I can't fix whatever problem they're finding if they're not saying what it is!

Or worse, it's a problem I can't fix. My resume timeline goes from AAA to ports to social. I don't know why, that's just how it turned out. Is that a red flag to people? Honestly, that reads like a downward spiral to me. Like I couldn't hack it at AAA, and moved down, and so on. But it was the trajectory of the studio I joined. By being loyal to them, did I inadvertently kill my career?

Now I'm at a crossroads. We have savings, but I have a family, a mortgage. Do I gamble it at the Indie Casino? Do I take the knife to the heart, and give up the career I've dreamed of? Or do I just keep plugging away at the wall of silence, sending out resumes and making phone calls, only to hear nothing in return?

When do I know it's over? And what do I do if it is? That's the problem at its most personal. 
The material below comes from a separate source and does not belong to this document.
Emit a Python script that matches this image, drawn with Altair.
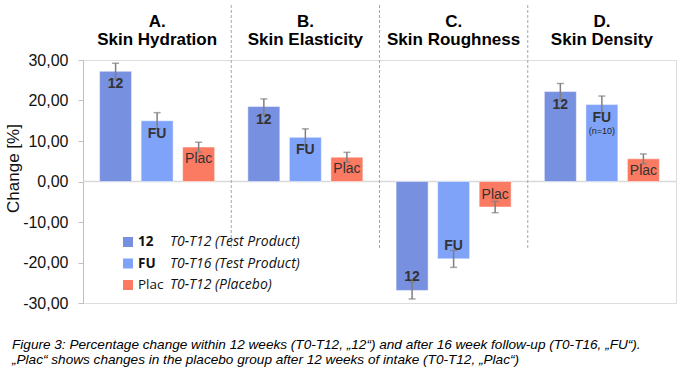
import altair as alt
import pandas as pd

# ---------------- data ----------------
groups = ["A.|Skin Hydration", "B.|Skin Elasticity", "C.|Skin Roughness", "D.|Skin Density"]
series = ["12", "FU", "Plac"]
colors = ["#7890E0", "#80A3FA", "#FB7A62"]

v12 = [27.2, 18.5, -26.9, 22.2]
vFU = [15.0, 10.9, -19.1, 19.0]
vPlac = [8.5, 6.0, -6.3, 5.6]

e12 = [2.0, 1.9, 2.1, 2.0]
eFU = [2.0, 2.1, 2.1, 2.1]
ePlac = [1.2, 1.2, 1.4, 1.2]

notes_fu = ["", "", "", "(n=10)"]

y_ticks = [-30, -20, -10, 0, 10, 20, 30]

legend_desc = ["T0-T12 (Test Product)", "T0-T16 (Test Product)", "T0-T12 (Placebo)"]

caption = ("Figure 3: Percentage change within 12 weeks (T0-T12, \u201e12\u201c) and after 16 week follow-up (T0-T16, \u201eFU\u201c).\n"
           "\u201ePlac\u201c shows changes in the placebo group after 12 weeks of intake (T0-T12, \u201ePlac\u201c)")

# ---------------- tables ----------------
rows = []
for vals, errs, s in [(v12, e12, "12"), (vFU, eFU, "FU"), (vPlac, ePlac, "Plac")]:
    for i, g in enumerate(groups):
        rows.append({"group": g, "series": s, "value": vals[i], "err": errs[i],
                     "lo": vals[i] - errs[i], "hi": vals[i] + errs[i],
                     "note": notes_fu[i] if s == "FU" else ""})
df = pd.DataFrame(rows)
leg = pd.DataFrame({"key": series, "desc": legend_desc})
sep = pd.DataFrame({"group": groups[1:]})
cap = pd.DataFrame({"c": [caption]})

FONT = "Liberation Sans"
W, H = 593, 243

xenc = alt.X("group:N", sort=groups,
             scale=alt.Scale(paddingInner=0, paddingOuter=0),
             axis=alt.Axis(orient="top", title=None, domain=False, ticks=False,
                           labelExpr="split(datum.label, '|')", labelAngle=0,
                           labelAlign="center", labelFlush=False, labelOverlap=False,
                           labelFont=FONT, labelFontSize=17, labelFontWeight="bold",
                           labelColor="#000000", labelLineHeight=18, labelPadding=39))
xoff = alt.XOffset("series:N", sort=series,
                   scale=alt.Scale(domain=series, paddingInner=0.23, paddingOuter=0.4))
yscale = alt.Scale(domain=[-30, 30], nice=False, zero=False)
colorenc = alt.Color("series:N", scale=alt.Scale(domain=series, range=colors), legend=None)

base = alt.Chart(df)

bars = base.mark_bar(stroke="#ffffff", strokeOpacity=0.45, strokeWidth=1).encode(
    x=xenc, xOffset=xoff,
    y=alt.Y("value:Q", scale=yscale,
            axis=alt.Axis(values=y_ticks, grid=False, domainColor="#bfbfbf", tickColor="#bfbfbf",
                          tickSize=5, labelPadding=10, labelFont=FONT, labelFontSize=16,
                          labelColor="#111111",
                          labelExpr="(datum.value < 0 ? '-' : '') + replace(format(abs(datum.value), '.2f'), '.', ',')",
                          title="Change [%]", titleFont=FONT, titleFontSize=17, titleFontWeight="normal",
                          titleColor="#111111", titleX=-70, titleY=108, titleAngle=270,
                          titleAlign="center", titleBaseline="middle")),
    y2=alt.datum(0),
    color=colorenc,
)

zero = alt.Chart(cap).mark_rule(color="#d9d9d9", strokeWidth=1.5).encode(y=alt.datum(0, scale=yscale))

err_rule = base.mark_rule(color="#7f7f7f", strokeWidth=1.5).encode(
    x=xenc, xOffset=xoff, y=alt.Y("lo:Q", scale=yscale), y2="hi:Q")
err_lo = base.mark_tick(color="#7f7f7f", thickness=1.5, size=7, orient="horizontal").encode(
    x=xenc, xOffset=xoff, y=alt.Y("lo:Q", scale=yscale))
err_hi = base.mark_tick(color="#7f7f7f", thickness=1.5, size=7, orient="horizontal").encode(
    x=xenc, xOffset=xoff, y=alt.Y("hi:Q", scale=yscale))


def label_layer(filt, dy, weight):
    return base.transform_filter(filt).mark_text(
        font=FONT, fontSize=14, fontWeight=weight, color="#333333", dy=dy, baseline="middle"
    ).encode(x=xenc, xOffset=xoff, y=alt.Y("value:Q", scale=yscale), text="series:N")


lab1 = label_layer("datum.value > 0 && datum.series != 'Plac'", 13, "bold")
lab2 = label_layer("datum.value < 0 && datum.series != 'Plac'", -13, "bold")
lab3 = label_layer("datum.value > 0 && datum.series == 'Plac'", 12, "normal")
lab4 = label_layer("datum.value < 0 && datum.series == 'Plac'", -12, "normal")

note = base.transform_filter("datum.note != ''").mark_text(
    font=FONT, fontSize=9, color="#222222", dy=26, baseline="middle"
).encode(x=xenc, xOffset=xoff, y=alt.Y("value:Q", scale=yscale), text="note:N")

seps = alt.Chart(sep).mark_rule(color="#a6a6a6", strokeDash=[3, 2], strokeWidth=1).encode(
    x=alt.X("group:N", sort=groups, bandPosition=0), y=alt.value(-55), y2=alt.value(190))

main = alt.layer(zero, seps, bars, err_rule, err_lo, err_hi, lab1, lab2, lab3, lab4, note)

# ---------------- legend ----------------
ly = alt.Y("key:N", sort=series, scale=alt.Scale(domain=series, range=[182, 225], padding=0), axis=None)
lbase = alt.Chart(leg)
sw = lbase.mark_square(size=100, opacity=1).encode(x=alt.value(45), y=ly, color=alt.Color("key:N", scale=alt.Scale(domain=series, range=colors), legend=None))
lk1 = lbase.transform_filter("datum.key != 'Plac'").mark_text(
    font="Open Sans", fontSize=13.5, fontWeight="bold", align="left", baseline="middle", color="#111111"
).encode(x=alt.value(55), y=ly, text="key:N")
lk2 = lbase.transform_filter("datum.key == 'Plac'").mark_text(
    font="Open Sans", fontSize=13.5, align="left", baseline="middle", color="#111111"
).encode(x=alt.value(55), y=ly, text="key:N")
ld = lbase.mark_text(
    font="Open Sans", fontSize=14, fontStyle="italic", align="left", baseline="middle", color="#111111"
).encode(x=alt.value(87), y=ly, text="desc:N")
legend_layer = alt.layer(sw, lk1, lk2, ld)

capt = alt.Chart(cap).mark_text(
    font="Liberation Sans", fontSize=13.6, fontStyle="italic", align="left",
    baseline="alphabetic", lineBreak="\n", lineHeight=14.5, color="#000000"
).encode(x=alt.value(-71), y=alt.value(289), text="c:N")

chart = alt.layer(main, legend_layer, capt).resolve_scale(y="independent", color="independent").properties(
    width=W, height=H,
    autosize=alt.AutoSizeParams(type="none"),
    padding={"left": 83, "top": 60, "right": 12, "bottom": 74},
).configure_view(stroke=None).configure(background="#ffffff")

chart.save("out.html", embed_options={"renderer": "svg", "actions": False})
But it reflects a larger problem with our industry as a whole. It's become acceptable to turn down applicants without any reasons as to why. It's become acceptable to not even acknowledge that a resume has been received and reviewed. As game developers, we thrive on feedback. By withholding that information, especially if honesty is needed, you are pulling up the ladder while people are in the water. You are saying it's OK to cast people away, to leave them in the dark, without hope, without direction, but full of questions. And anger. And sadness. And enough breath for a final, clarion call before they sink beneath the waves, asking only for an answer. For a clue. For a task.